1) they still need to reflect a genuine strength of belief based on reasons - not just an arbitrary assumption

2) the resulting probability after you have applied Bayes theorem will still be subjective

You might as well stick with comparing likelihoods.

Alejandro said...

Compare:

"If the fundamental nature of the universe is rock-like, we would expect rocks to be likely to exist. If the fundamental causes are non rock-like, then how there can be rocks is at best difficult and at most impossible to explain. A lot of things had to happen just right in the development of the universe for rocks as we know them to exist. The existence of rocks, therefore, confirms the ultimately mineral character of the universe."

The problem with your argument is that it assumes from the start a fundamental difference between "mental" and "non-mental" creatures and causes, which the naturalist denies.
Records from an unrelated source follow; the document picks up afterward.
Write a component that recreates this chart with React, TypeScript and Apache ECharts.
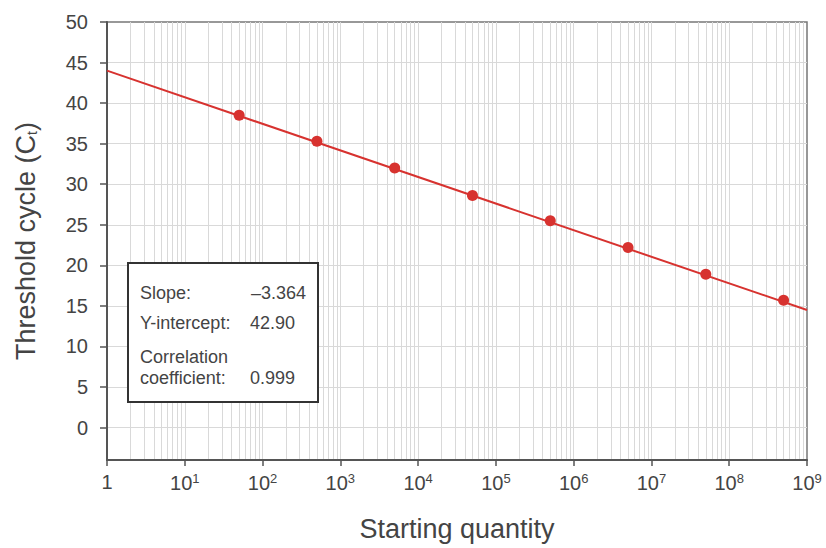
import React, { useEffect, useRef } from "react";
import * as echarts from "echarts";

const startingQuantity = [50, 500, 5000, 50000, 500000, 5000000, 50000000, 500000000];
const thresholdCycle = [38.5, 35.3, 32.0, 28.6, 25.5, 22.2, 18.9, 15.7];
const fitX = [1, 1e9];
const fitY = [44.0, 14.5];
const yTickValues = [0, 5, 10, 15, 20, 25, 30, 35, 40, 45, 50];
const yGridValues = [0, 5, 10, 15, 20, 25, 30, 35, 40, 45];
const decades = [1, 10, 100, 1000, 1e4, 1e5, 1e6, 1e7, 1e8];
const mantissas = [1, 2, 3, 4, 5, 6, 7, 8, 9];
const statsLabels = ["Slope:", "Y-intercept:", "Correlation\ncoefficient:"];
const statsValues = ["\u20133.364", "42.90", "0.999"];

const FONT = "'Liberation Sans', Arial, Helvetica, sans-serif";
const TXT = "#444";

export default function App() {
  const ref = useRef<HTMLDivElement>(null);
  useEffect(() => {
    if (!ref.current) return;
    const chart = echarts.init(ref.current, null, { renderer: "svg" });
    const xGrid: any[] = [];
    decades.forEach((d) => {
      mantissas.forEach((m) => {
        const v = d * m;
        if (v > 1 && v < 1e9) xGrid.push({ xAxis: v });
      });
    });
    const yGrid = yGridValues.map((v) => ({ yAxis: v }));
    const option: any = {
      animation: false,
      backgroundColor: "#fff",
      textStyle: { fontFamily: FONT },
      grid: {
        left: 107,
        right: 19,
        top: 22,
        bottom: 88,
        containLabel: false,
        outerBoundsMode: "none",
        show: true,
        borderColor: "#777",
        borderWidth: 1.5,
        backgroundColor: "transparent",
      },
      xAxis: {
        type: "log",
        logBase: 10,
        min: 1,
        max: 1e9,
        name: "Starting quantity",
        nameLocation: "middle",
        nameGap: 55,
        nameTextStyle: { fontSize: 27, color: TXT, fontFamily: FONT },
        axisLine: { show: true, onZero: false, lineStyle: { color: "#555", width: 2 } },
        axisTick: { show: true, length: 6, lineStyle: { color: "#555", width: 1.5 } },
        splitLine: { show: false },
        minorTick: { show: false },
        axisLabel: {
          color: TXT,
          fontSize: 20,
          fontFamily: FONT,
          margin: 12,
          formatter: (v: number) => {
            const e = Math.round(Math.log10(v));
            if (e === 0) return "1";
            return "10{sup|" + e + "}";
          },
          rich: {
            sup: { fontSize: 13, color: TXT, fontFamily: FONT, verticalAlign: "top", padding: [0, 0, 8, 0] },
          },
        },
      },
      yAxis: {
        type: "value",
        min: -4,
        max: 50,
        name: "Threshold cycle (C{sub|t})",
        nameLocation: "middle",
        nameGap: 68,
        nameTextStyle: {
          fontSize: 27,
          color: TXT,
          fontFamily: FONT,
          rich: { sub: { fontSize: 14, color: TXT, fontFamily: FONT, verticalAlign: "bottom", padding: [12, 0, 0, 0] } },
        },
        axisLine: { show: true, onZero: false, lineStyle: { color: "#555", width: 2 } },
        axisTick: { show: true, length: 7, customValues: yTickValues, lineStyle: { color: "#555", width: 1.5 } },
        axisLabel: { color: TXT, fontSize: 20, fontFamily: FONT, margin: 19, customValues: yTickValues },
        splitLine: { show: false },
      },
      series: [
        {
          type: "line",
          data: [],
          z: 0,
          silent: true,
          markLine: {
            z: 0,
            silent: true,
            symbol: ["none", "none"],
            label: { show: false },
            lineStyle: { color: "#d9d9d9", width: 1, type: "solid" },
            emphasis: { disabled: true },
            data: [...xGrid, ...yGrid],
          },
        },
        {
          type: "line",
          data: fitX.map((x, i) => [x, fitY[i]]),
          showSymbol: false,
          symbol: "none",
          z: 3,
          lineStyle: { color: "#d7322f", width: 2 },
        },
        {
          type: "scatter",
          data: startingQuantity.map((x, i) => [x, thresholdCycle[i]]),
          symbolSize: 11,
          z: 4,
          itemStyle: { color: "#d7322f", opacity: 1 },
        },
      ],
      graphic: [
        {
          type: "rect",
          z: 10,
          shape: { x: 128, y: 263, width: 190, height: 139 },
          style: { fill: "#fff", stroke: "#333", lineWidth: 2 },
        },
        {
          type: "text",
          z: 11,
          x: 140,
          y: 293,
          style: { text: statsLabels[0], fill: TXT, font: `18px ${FONT}`, verticalAlign: "middle" },
        },
        {
          type: "text",
          z: 11,
          x: 306,
          y: 293,
          style: { text: statsValues[0], fill: TXT, font: `18px ${FONT}`, align: "right", verticalAlign: "middle" },
        },
        {
          type: "text",
          z: 11,
          x: 140,
          y: 323,
          style: { text: statsLabels[1], fill: TXT, font: `18px ${FONT}`, verticalAlign: "middle" },
        },
        {
          type: "text",
          z: 11,
          x: 250,
          y: 323,
          style: { text: statsValues[1], fill: TXT, font: `18px ${FONT}`, verticalAlign: "middle" },
        },
        {
          type: "text",
          z: 11,
          x: 140,
          y: 367,
          style: { text: statsLabels[2], fill: TXT, font: `18px ${FONT}`, verticalAlign: "middle", lineHeight: 21 },
        },
        {
          type: "text",
          z: 11,
          x: 250,
          y: 378,
          style: { text: statsValues[2], fill: TXT, font: `18px ${FONT}`, verticalAlign: "middle" },
        },
      ],
    };
    chart.setOption(option);
    return () => chart.dispose();
  }, []);
  return (
    <div
      ref={ref}
      style={{ position: "fixed", left: 0, top: 0, width: 826, height: 548, background: "#fff" }}
    />
  );
}
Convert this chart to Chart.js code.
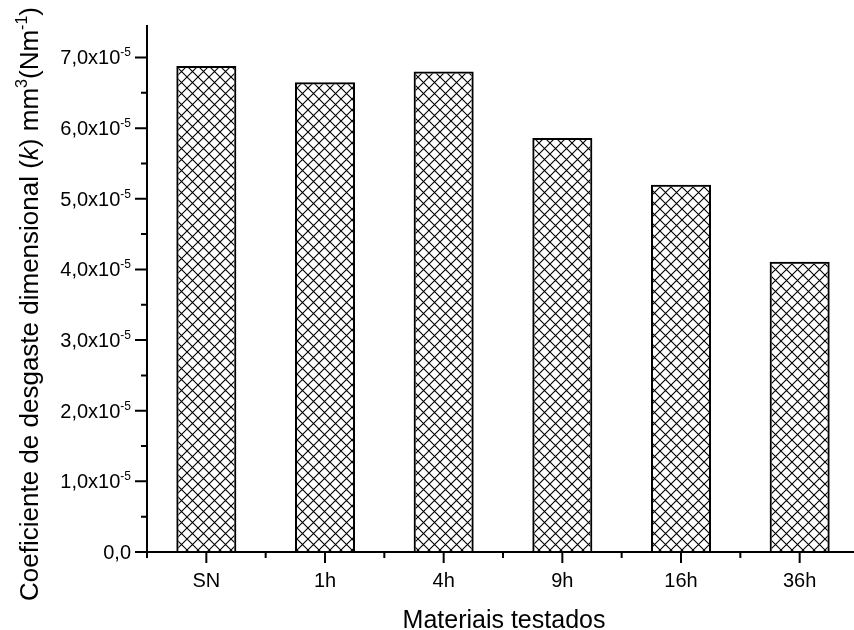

Minds, like rocks, are just one more way matter can be arranged.

Ilíon said...

Alejandro: "The problem with your argument is that it assumes from the start a fundamental difference between "mental" and "non-mental" creatures and causes, which the naturalist denies. Minds, like rocks, are just one more way matter can be arranged.

What an interesting and insightful criticism. Let's see:

1) To assume that the concepts denoted by the terms "mental" and "non-mental" refer to two quite different things is "wrong"

2) To assume that "Minds, like rocks, are just one more way matter can be arranged" -- that is, that there is no difference between the "mental" and the "non-mental" -- is "right"


Goodness! Why didn't we see this sooner?! We must have been blinded by our religious superstit ... oops! It must be that the "non-mental" matter which is equivalent to our "mental" minds had not yet moved from Point A to Point B.


Who knows? Perhaps when the "non-mental" matter which is equivalent to our "mental" minds has moved from Point B to Point C it will be "right" to assume both 1) and 2).